REQUIRED WORK ->
Restate each of the lines below word for word and drop every picture.

DATA LINES ->
(begin)

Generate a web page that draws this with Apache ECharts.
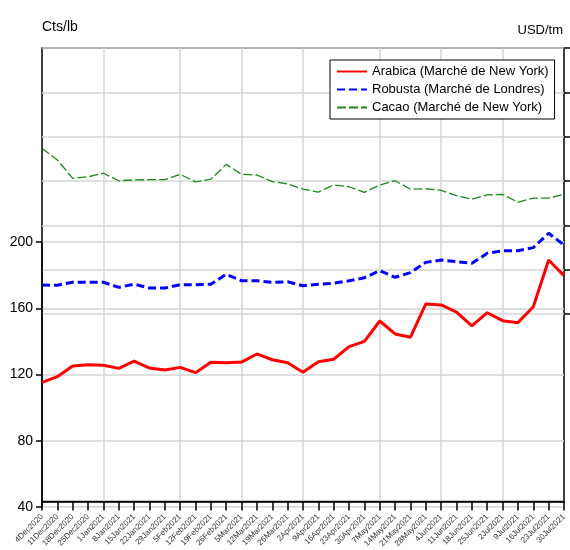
<!DOCTYPE html>
<html><head><meta charset="utf-8">
<script src="https://cdn.jsdelivr.net/npm/echarts@6/dist/echarts.min.js"></script>
<style>html,body{margin:0;padding:0;background:#fff}#c{width:570px;height:550px}</style>
</head><body><div id="c"></div>
<script>
var dates = ["4Dec2020","11Dec2020","18Dec2020","25Dec2020","1Jan2021","8Jan2021","15Jan2021","22Jan2021","29Jan2021","5Feb2021","12Feb2021","19Feb2021","26Feb2021","5Mar2021","12Mar2021","19Mar2021","26Mar2021","2Apr2021","9Apr2021","16Apr2021","23Apr2021","30Apr2021","7May2021","14May2021","21May2021","28May2021","4Jun2021","11Jun2021","18Jun2021","25Jun2021","2Jul2021","9Jul2021","16Jul2021","23Jul2021","30Jul2021"];
var monthStarts = [4, 9, 13, 17, 22, 26, 30];
var arabica = [115.3,118.7,125.1,125.9,125.6,123.7,128.1,123.9,122.7,124.3,121.1,127.4,127.1,127.5,132.4,128.9,127.1,121.3,127.7,129.2,136.8,140.0,152.3,144.5,142.5,162.6,162.0,157.6,149.3,157.3,152.5,151.3,160.9,189.1,179.7];
var robusta = [174.0,173.9,175.7,175.7,175.7,172.6,174.5,172.2,172.2,174.2,174.2,174.5,180.5,176.6,176.6,175.7,176.0,173.6,174.5,175.1,176.6,178.4,182.7,178.7,181.5,187.7,189.1,188.1,187.1,193.2,194.7,194.7,196.6,205.3,198.2];
var cacao = [2548,2495,2412,2419,2435,2401,2405,2406,2406,2430,2396,2408,2475,2430,2427,2397,2387,2363,2350,2382,2374,2349,2382,2401,2363,2365,2358,2334,2318,2337,2340,2304,2323,2323,2340];
var leftTicks = {min: 40, max: 200, step: 40};
var rightTicks = {min: 1800, max: 3000, step: 200};
var names = ["Arabica (Marché de New York)", "Robusta (Marché de Londres)", "Cacao (Marché de New York)"];

var chart = echarts.init(document.getElementById('c'));
var FONT = 'Liberation Sans, Arial, sans-serif';
var grids = [
  {left: 42, right: 6, top: 48, bottom: 43, show: true, borderColor: '#000', borderWidth: 1.5, backgroundColor: 'transparent'},
  {left: 42, right: 6, top: 242, bottom: 43},
  {left: 42, right: 6, top: 48, bottom: 236}
];
function hiddenX(i){ return {type:'category', gridIndex:i, data:dates, boundaryGap:false, show:false}; }
chart.setOption({
  animation: false,
  textStyle: {fontFamily: FONT},
  grid: grids,
  title: [
    {text: 'Cts/lb', left: 37, top: 15, textStyle: {fontSize: 14, fontWeight: 'normal', color: '#000', fontFamily: FONT}},
    {text: 'USD/tm', right: 2, top: 19, textStyle: {fontSize: 13, fontWeight: 'normal', color: '#000', fontFamily: FONT}}
  ],
  legend: {
    orient: 'vertical', left: 330, top: 60, backgroundColor: '#fff',
    borderColor: '#000', borderWidth: 1, padding: [5, 6, 5, 6], itemGap: 5,
    itemWidth: 30, itemHeight: 14,
    itemStyle: {opacity: 0},
    textStyle: {fontSize: 13, color: '#000', fontFamily: FONT},
    data: names
  },
  xAxis: [
    {type:'category', gridIndex:0, data:dates, boundaryGap:false,
     axisLine:{lineStyle:{color:'#000', width:1.5}},
     axisTick:{show:true, length:9, lineStyle:{color:'#000', width:1.5}, interval:0},
     axisLabel:{rotate:45, fontSize:8, color:'#333', interval:0, margin:14, fontFamily: FONT},
     splitLine:{show:true, interval:function(i){return monthStarts.indexOf(i) >= 0;}, lineStyle:{color:'#d4d4d4', width:1.5}}},
    hiddenX(1), hiddenX(2)
  ],
  yAxis: [
    {type:'value', gridIndex:0, show:false},
    {type:'value', gridIndex:1, min:leftTicks.min, max:leftTicks.max, interval:leftTicks.step,
     axisLine:{show:true, lineStyle:{color:'#000', width:1.5}},
     axisTick:{show:true, length:6, lineStyle:{color:'#000', width:1.5}},
     axisLabel:{fontSize:14, color:'#000', margin:9, fontFamily: FONT},
     splitLine:{show:true, lineStyle:{color:'#d4d4d4', width:1.5}}},
    {type:'value', gridIndex:2, position:'right', min:rightTicks.min, max:rightTicks.max, interval:rightTicks.step,
     axisLine:{show:false},
     axisTick:{show:true, length:6, lineStyle:{color:'#000', width:1.5}},
     axisLabel:{show:false},
     splitLine:{show:true, lineStyle:{color:'#d4d4d4', width:1.5}}}
  ],
  series: [
    {name:names[0], type:'line', xAxisIndex:1, yAxisIndex:1, data:arabica, symbol:'none', clip:false,
     lineStyle:{color:'#ff0000', width:3}, itemStyle:{color:'#ff0000'}, z:5},
    {name:names[1], type:'line', xAxisIndex:1, yAxisIndex:1, data:robusta, symbol:'none', clip:false,
     lineStyle:{color:'#0000ff', width:3, type:[8,4]}, itemStyle:{color:'#0000ff'}, z:4},
    {name:names[2], type:'line', xAxisIndex:2, yAxisIndex:2, data:cacao, symbol:'none', clip:false,
     lineStyle:{color:'#1a8a1a', width:1.3, type:[9,3]}, itemStyle:{color:'#1a8a1a'}, z:3}
  ]
});
</script></body></html>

(end)

OUTPUT ->
Generate a web page that draws this with Apache ECharts.
<!DOCTYPE html>
<html><head><meta charset="utf-8">
<script src="https://cdn.jsdelivr.net/npm/echarts@6/dist/echarts.min.js"></script>
<style>html,body{margin:0;padding:0;background:#fff}#c{width:570px;height:550px}</style>
</head><body><div id="c"></div>
<script>
var dates = ["4Dec2020","11Dec2020","18Dec2020","25Dec2020","1Jan2021","8Jan2021","15Jan2021","22Jan2021","29Jan2021","5Feb2021","12Feb2021","19Feb2021","26Feb2021","5Mar2021","12Mar2021","19Mar2021","26Mar2021","2Apr2021","9Apr2021","16Apr2021","23Apr2021","30Apr2021","7May2021","14May2021","21May2021","28May2021","4Jun2021","11Jun2021","18Jun2021","25Jun2021","2Jul2021","9Jul2021","16Jul2021","23Jul2021","30Jul2021"];
var monthStarts = [4, 9, 13, 17, 22, 26, 30];
var arabica = [115.3,118.7,125.1,125.9,125.6,123.7,128.1,123.9,122.7,124.3,121.1,127.4,127.1,127.5,132.4,128.9,127.1,121.3,127.7,129.2,136.8,140.0,152.3,144.5,142.5,162.6,162.0,157.6,149.3,157.3,152.5,151.3,160.9,189.1,179.7];
var robusta = [174.0,173.9,175.7,175.7,175.7,172.6,174.5,172.2,172.2,174.2,174.2,174.5,180.5,176.6,176.6,175.7,176.0,173.6,174.5,175.1,176.6,178.4,182.7,178.7,181.5,187.7,189.1,188.1,187.1,193.2,194.7,194.7,196.6,205.3,198.2];
var cacao = [2548,2495,2412,2419,2435,2401,2405,2406,2406,2430,2396,2408,2475,2430,2427,2397,2387,2363,2350,2382,2374,2349,2382,2401,2363,2365,2358,2334,2318,2337,2340,2304,2323,2323,2340];
var leftTicks = {min: 40, max: 200, step: 40};
var rightTicks = {min: 1800, max: 3000, step: 200};
var names = ["Arabica (Marché de New York)", "Robusta (Marché de Londres)", "Cacao (Marché de New York)"];

var chart = echarts.init(document.getElementById('c'));
var FONT = 'Liberation Sans, Arial, sans-serif';
var grids = [
  {left: 42, right: 6, top: 48, bottom: 43, show: true, borderColor: '#000', borderWidth: 1.5, backgroundColor: 'transparent'},
  {left: 42, right: 6, top: 242, bottom: 43},
  {left: 42, right: 6, top: 48, bottom: 236}
];
function hiddenX(i){ return {type:'category', gridIndex:i, data:dates, boundaryGap:false, show:false}; }
chart.setOption({
  animation: false,
  textStyle: {fontFamily: FONT},
  grid: grids,
  title: [
    {text: 'Cts/lb', left: 37, top: 15, textStyle: {fontSize: 14, fontWeight: 'normal', color: '#000', fontFamily: FONT}},
    {text: 'USD/tm', right: 2, top: 19, textStyle: {fontSize: 13, fontWeight: 'normal', color: '#000', fontFamily: FONT}}
  ],
  legend: {
    orient: 'vertical', left: 330, top: 60, backgroundColor: '#fff',
    borderColor: '#000', borderWidth: 1, padding: [5, 6, 5, 6], itemGap: 5,
    itemWidth: 30, itemHeight: 14,
    itemStyle: {opacity: 0},
    textStyle: {fontSize: 13, color: '#000', fontFamily: FONT},
    data: names
  },
  xAxis: [
    {type:'category', gridIndex:0, data:dates, boundaryGap:false,
     axisLine:{lineStyle:{color:'#000', width:1.5}},
     axisTick:{show:true, length:9, lineStyle:{color:'#000', width:1.5}, interval:0},
     axisLabel:{rotate:45, fontSize:8, color:'#333', interval:0, margin:14, fontFamily: FONT},
     splitLine:{show:true, interval:function(i){return monthStarts.indexOf(i) >= 0;}, lineStyle:{color:'#d4d4d4', width:1.5}}},
    hiddenX(1), hiddenX(2)
  ],
  yAxis: [
    {type:'value', gridIndex:0, show:false},
    {type:'value', gridIndex:1, min:leftTicks.min, max:leftTicks.max, interval:leftTicks.step,
     axisLine:{show:true, lineStyle:{color:'#000', width:1.5}},
     axisTick:{show:true, length:6, lineStyle:{color:'#000', width:1.5}},
     axisLabel:{fontSize:14, color:'#000', margin:9, fontFamily: FONT},
     splitLine:{show:true, lineStyle:{color:'#d4d4d4', width:1.5}}},
    {type:'value', gridIndex:2, position:'right', min:rightTicks.min, max:rightTicks.max, interval:rightTicks.step,
     axisLine:{show:false},
     axisTick:{show:true, length:6, lineStyle:{color:'#000', width:1.5}},
     axisLabel:{show:false},
     splitLine:{show:true, lineStyle:{color:'#d4d4d4', width:1.5}}}
  ],
  series: [
    {name:names[0], type:'line', xAxisIndex:1, yAxisIndex:1, data:arabica, symbol:'none', clip:false,
     lineStyle:{color:'#ff0000', width:3}, itemStyle:{color:'#ff0000'}, z:5},
    {name:names[1], type:'line', xAxisIndex:1, yAxisIndex:1, data:robusta, symbol:'none', clip:false,
     lineStyle:{color:'#0000ff', width:3, type:[8,4]}, itemStyle:{color:'#0000ff'}, z:4},
    {name:names[2], type:'line', xAxisIndex:2, yAxisIndex:2, data:cacao, symbol:'none', clip:false,
     lineStyle:{color:'#1a8a1a', width:1.3, type:[9,3]}, itemStyle:{color:'#1a8a1a'}, z:3}
  ]
});
</script></body></html>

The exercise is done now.